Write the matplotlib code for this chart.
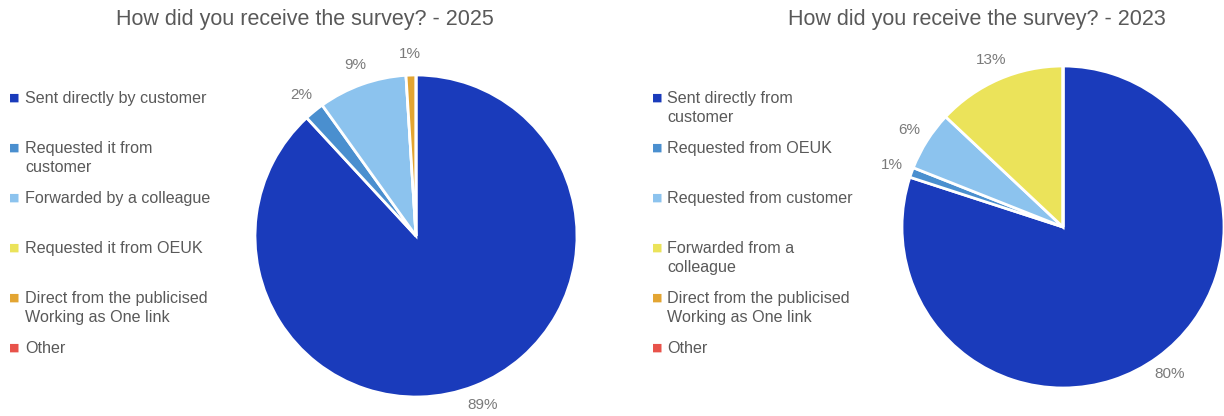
import matplotlib
matplotlib.use("Agg")
import matplotlib.pyplot as plt

plt.rcParams['font.family'] = ['Liberation Sans', 'DejaVu Sans']

# Survey 2025
cats_2025 = [
    "Sent directly by customer",
    "Requested it from\ncustomer",
    "Forwarded by a colleague",
    "Requested it from OEUK",
    "Direct from the publicised\nWorking as One link",
    "Other",
]
vals_2025 = [89, 2, 9, 0, 1, 0]

# Survey 2023
cats_2023 = [
    "Sent directly from\ncustomer",
    "Requested from OEUK",
    "Requested from customer",
    "Forwarded from a\ncolleague",
    "Direct from the publicised\nWorking as One link",
    "Other",
]
vals_2023 = [80, 1, 6, 13, 0, 0]

titles = ["How did you receive the survey? - 2025",
          "How did you receive the survey? - 2023"]

colors = ["#1a3bbb", "#4a8fcf", "#8cc3ee", "#ebe35a", "#e3a532", "#e8524a"]
TEXT = "#595959"
LABEL = "#7a7a7a"

W, H = 1224, 416
fig = plt.figure(figsize=(W / 100, H / 100), dpi=100)


def add_pie(cx, cy, r, vals):
    ax = fig.add_axes([(cx - r) / W, (H - cy - r) / H, 2 * r / W, 2 * r / H])
    labels = [f"{v}%" if v else "" for v in vals]
    wedges, texts = ax.pie(vals, colors=colors, startangle=90, counterclock=False,
                           labels=labels, labeldistance=1.13,
                           wedgeprops=dict(edgecolor="white", linewidth=2),
                           textprops=dict(color=LABEL, fontsize=11))
    for t in texts:
        t.set_ha("center")
        t.set_va("center")
    for w in wedges:
        w.set_clip_on(False)
    ax.set_xlim(-1, 1)
    ax.set_ylim(-1, 1)
    ax.set_aspect("equal")
    ax.axis("off")
    return ax


def add_legend(x_marker, x_text, cats):
    for i, (c, col) in enumerate(zip(cats, colors)):
        y = 98 + 50 * i
        fig.text(x_marker / W, 1 - y / H, "\u25a0", color=col, fontsize=8,
                 ha="center", va="center", family="DejaVu Sans")
        fig.text(x_text / W, 1 - (y - 7) / H, c, color=TEXT, fontsize=11.6,
                 ha="left", va="top", linespacing=1.3)


add_pie(416, 236, 161, vals_2025)
add_pie(1063, 227, 161, vals_2023)

add_legend(14, 25, cats_2025)
add_legend(657, 667, cats_2023)

fig.text(305 / W, 1 - 19 / H, titles[0], color=TEXT, fontsize=15.5, ha="center", va="center")
fig.text(977 / W, 1 - 19 / H, titles[1], color=TEXT, fontsize=15.5, ha="center", va="center")

fig.savefig("out.png", dpi=100, facecolor="white")
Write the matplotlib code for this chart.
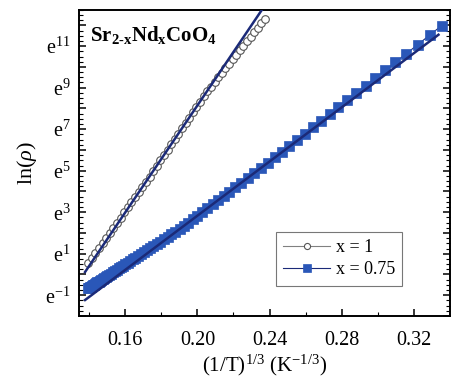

◆ ◆ ◆

▶ Exercise prompt
Give the lines again word for word, from the start of the records to the line holding "fig = plt.figure(figsize=(W", both included, and leave out any picture.

▶ Expected answer
Write the matplotlib code for this chart.
import matplotlib
matplotlib.use("Agg")
import matplotlib.pyplot as plt

plt.rcParams['font.family'] = ['Liberation Sans', 'DejaVu Sans']

# Survey 2025
cats_2025 = [
    "Sent directly by customer",
    "Requested it from\ncustomer",
    "Forwarded by a colleague",
    "Requested it from OEUK",
    "Direct from the publicised\nWorking as One link",
    "Other",
]
vals_2025 = [89, 2, 9, 0, 1, 0]

# Survey 2023
cats_2023 = [
    "Sent directly from\ncustomer",
    "Requested from OEUK",
    "Requested from customer",
    "Forwarded from a\ncolleague",
    "Direct from the publicised\nWorking as One link",
    "Other",
]
vals_2023 = [80, 1, 6, 13, 0, 0]

titles = ["How did you receive the survey? - 2025",
          "How did you receive the survey? - 2023"]

colors = ["#1a3bbb", "#4a8fcf", "#8cc3ee", "#ebe35a", "#e3a532", "#e8524a"]
TEXT = "#595959"
LABEL = "#7a7a7a"

W, H = 1224, 416
fig = plt.figure(figsize=(W / 100, H / 100), dpi=100)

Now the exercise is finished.